Data shown
··········
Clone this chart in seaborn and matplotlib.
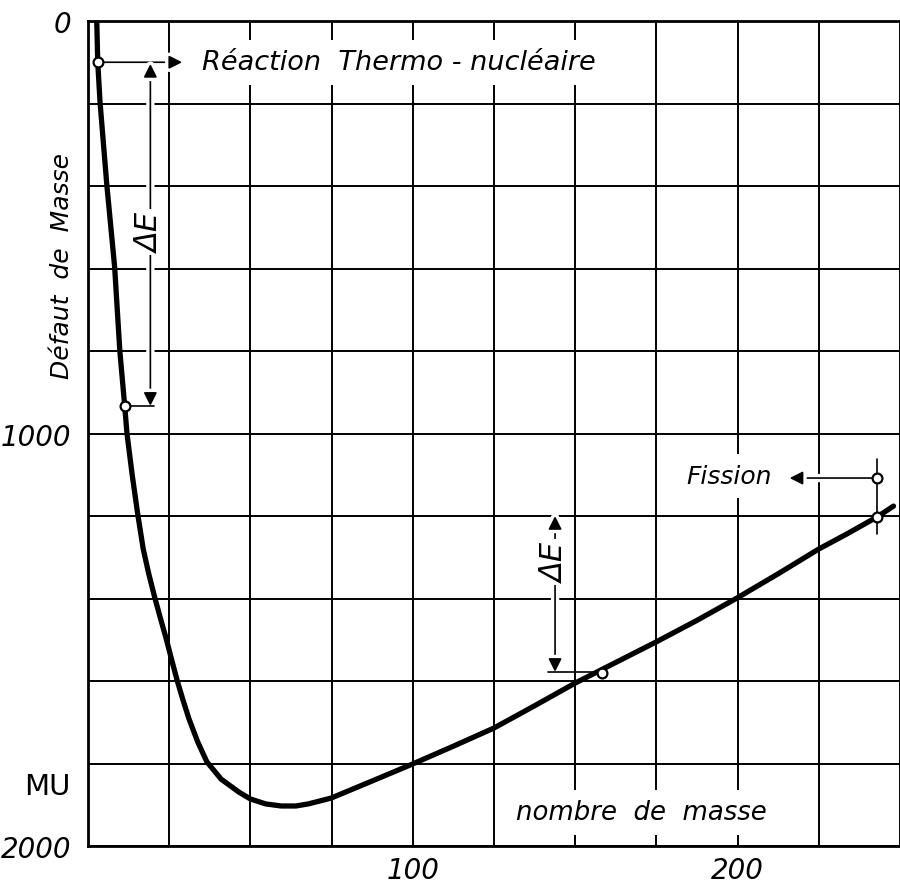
import numpy as np
import pandas as pd
import seaborn as sns
import matplotlib.pyplot as plt
from matplotlib import patheffects as pe


# mass defect curve (mass number vs mass defect in MU)
mass_number = [2.7, 3.0, 3.7, 5.8, 8.2, 9.8, 11.3, 12.0, 13.6, 15.3, 17.0, 18.7,
               20.5, 22.3, 24.1, 25.8, 27.5, 29.2, 31.1, 33.8, 36.6, 41.0, 46.4,
               50.0, 54.7, 59.5, 64.0, 67.8, 74.8, 87.6, 100.0, 112.5, 125.0,
               137.5, 150.0, 162.5, 175.0, 187.5, 200.0, 212.5, 225.0, 234.0,
               243.0, 248.0]
mass_defect = [0, 100, 196, 398, 596, 800, 933, 1000, 1100, 1195, 1280, 1340,
               1396, 1448, 1498, 1550, 1600, 1645, 1692, 1748, 1796, 1838, 1869,
               1886, 1898, 1903, 1903, 1898, 1884, 1842, 1801, 1758, 1714,
               1660, 1605, 1555, 1505, 1453, 1398, 1340, 1280, 1242,
               1202, 1176]

# marked points on / near the curve
marked_x = [3.0, 11.3, 158.3, 243.0, 243.0]
marked_y = [100, 933, 1580, 1202, 1108]

x_labels = {100: "100", 200: "200"}
y_labels = {0: "0", 1000: "1000", 2000: "2000"}

sns.set_style("white")
plt.rcParams['font.family'] = ['DejaVu Sans']
plt.rcParams['font.style'] = 'italic'
plt.rcParams['text.color'] = 'black'
plt.rcParams['xtick.color'] = 'black'
plt.rcParams['ytick.color'] = 'black'

fig = plt.figure(figsize=(9, 8.87), dpi=100)
ax = fig.add_axes([88 / 900, 40 / 887, 812 / 900, 825 / 887])

df = pd.DataFrame({'A': mass_number, 'dm': mass_defect})
sns.lineplot(data=df, x='A', y='dm', sort=False, color='black', linewidth=3.8,
             ax=ax, zorder=5)

pts = pd.DataFrame({'A': marked_x, 'dm': marked_y})
sns.scatterplot(data=pts, x='A', y='dm', s=50, facecolor='white',
                edgecolor='black', linewidth=1.6, ax=ax, zorder=6)

ax.set_xlim(0, 248)
ax.set_ylim(2000, 0)

xt = np.arange(0, 251, 25)
yt = np.arange(0, 2001, 200)
ax.set_xticks(xt)
ax.set_xticklabels([x_labels.get(int(v), "") for v in xt])
ax.set_yticks(yt)
ax.set_yticklabels([y_labels.get(int(v), "") for v in yt])
ax.tick_params(length=0)
ax.tick_params(axis='y', pad=12, labelsize=20)
ax.tick_params(axis='x', pad=7, labelsize=20)
ax.grid(True, color='black', linewidth=1.4)
ax.set_xlabel("")
ax.set_ylabel("")

for side in ['left', 'bottom', 'top']:
    ax.spines[side].set_color('black')
    ax.spines[side].set_linewidth(2.0)
ax.spines['right'].set_visible(False)

halo = [pe.Stroke(linewidth=6, foreground='white'), pe.Normal()]
arrow_kw = dict(color='black', lw=1.2, shrinkA=0, shrinkB=0,
                mutation_scale=20, path_effects=halo)

# thermonuclear reaction
ax.annotate("", xy=(29, 100), xytext=(3.0, 100),
            arrowprops=dict(arrowstyle='-|>', **arrow_kw), zorder=3)
ax.annotate("", xy=(19.2, 104), xytext=(19.2, 933),
            arrowprops=dict(arrowstyle='<|-|>', **arrow_kw), zorder=3)
ax.plot([11.3, 20.2], [933, 933], color='black', lw=1.2, zorder=3)

# fission
ax.plot([243, 243], [1062, 1244], color='black', lw=1.2, zorder=3)
ax.annotate("", xy=(216, 1108), xytext=(243, 1108),
            arrowprops=dict(arrowstyle='-|>', **arrow_kw), zorder=3)
ax.annotate("", xy=(143.8, 1200), xytext=(143.8, 1578),
            arrowprops=dict(arrowstyle='<|-|>', **arrow_kw), zorder=3)
ax.plot([141.7, 158.3], [1578, 1578], color='black', lw=1.2, zorder=3)

box = dict(facecolor='white', edgecolor='none', pad=7)
ax.text(35, 100, "Réaction  Thermo - nucléaire", fontsize=19.5, ha='left',
        va='center', bbox=box, zorder=4)
ax.text(19.2, 512, "ΔE", fontsize=22, rotation=90, ha='center', va='center',
        bbox=dict(facecolor='white', edgecolor='none', pad=2), zorder=4)
ax.text(143.8, 1311, "ΔE", fontsize=22, rotation=90, ha='center', va='center',
        bbox=dict(facecolor='white', edgecolor='none', pad=2), zorder=4)
ax.text(197.5, 1103, "Fission", fontsize=18, ha='center', va='center',
        bbox=box, zorder=4)
ax.text(170.5, 1918, "nombre  de  masse", fontsize=18.7, ha='center', va='center',
        bbox=box, zorder=4)

ax.text(-0.032, 592, "Défaut  de  Masse", fontsize=18, rotation=90,
        ha='center', va='center', transform=ax.get_yaxis_transform())
ax.text(-0.022, 1855, "MU", fontsize=21, style='normal', ha='right',
        va='center', transform=ax.get_yaxis_transform())

plt.savefig("out.png", dpi=100, facecolor='white')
··········
Exercise aim
From the first line above to the line containing "from matplotlib import patheffects as pe", repeat each line exactly. Pictures stay out.

Answer to this exercise
Clone this chart in seaborn and matplotlib.
import numpy as np
import pandas as pd
import seaborn as sns
import matplotlib.pyplot as plt
from matplotlib import patheffects as pe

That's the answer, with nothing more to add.